10. Some policymakers believe that the Bush administration is preparing for an all-out war with Iran. How likely—and how realistic—is that option?

I wish I could tell you that it is impossible, but I don't think it is. I think a war with Iran would be very messy and would cost us a lot more than we would gain. While many members of the Administration agree with that, others do not, and some seem willing to risk it to accomplish other goals. I am very concerned both by the President's military moves toward Iran (like moving a second aircraft carrier and Patriot anti-missile batteries to the Persian Gulf, and ordering the U.S. military to use "all necessary means" to shut down Iranian activities in Iraq) and his unnecessarily threatening rhetoric toward them.

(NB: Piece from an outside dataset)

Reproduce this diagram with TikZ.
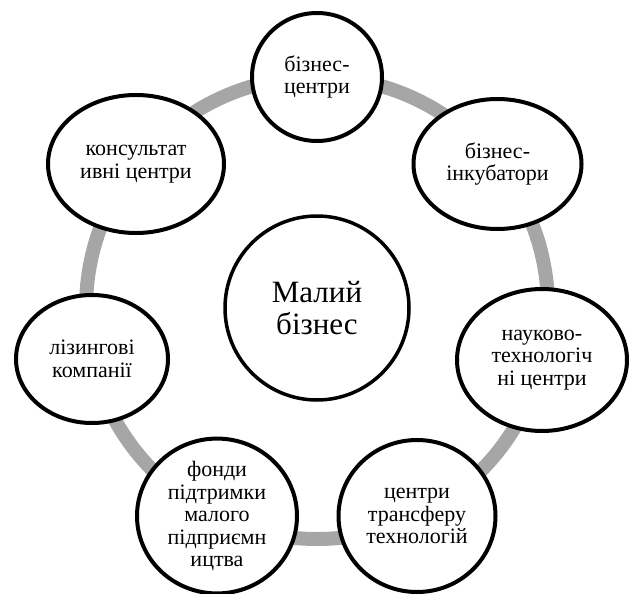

Some degree of quiet pressure on Iran to stop their more damaging operations in Iraq could be useful, and the Iranians probably would back down under those circumstances; but the President's policy risks engaging Iran's nationalist pride, its strategic interests, and its real fear of the United States. It may look to the Iranians like we are trying to drive them out of Iraq altogether (which some in the Bush Administration may be trying to do), and that is something they are not going to take lying down. They have huge interests in Iran and will undoubtedly push back, and that could get us into the kind of escalatory spiral that leads to war. In addtion, you still have some members of the Administration who believe that Iran will never give up its nuclear program peacefully and so the U.S. will eventually have to go to war with it. They have mostly been in the minority, but their thinking seems to be part of the Administration's newly bellicose policy toward Iran. Again, I think some amount of pressure might be helpful in shutting down those Iranian activities in Iraq that are truly hurtful. But as Teddy Roosevelt once said, I would much prefer to see the U.S. speak softly and carry a big stick.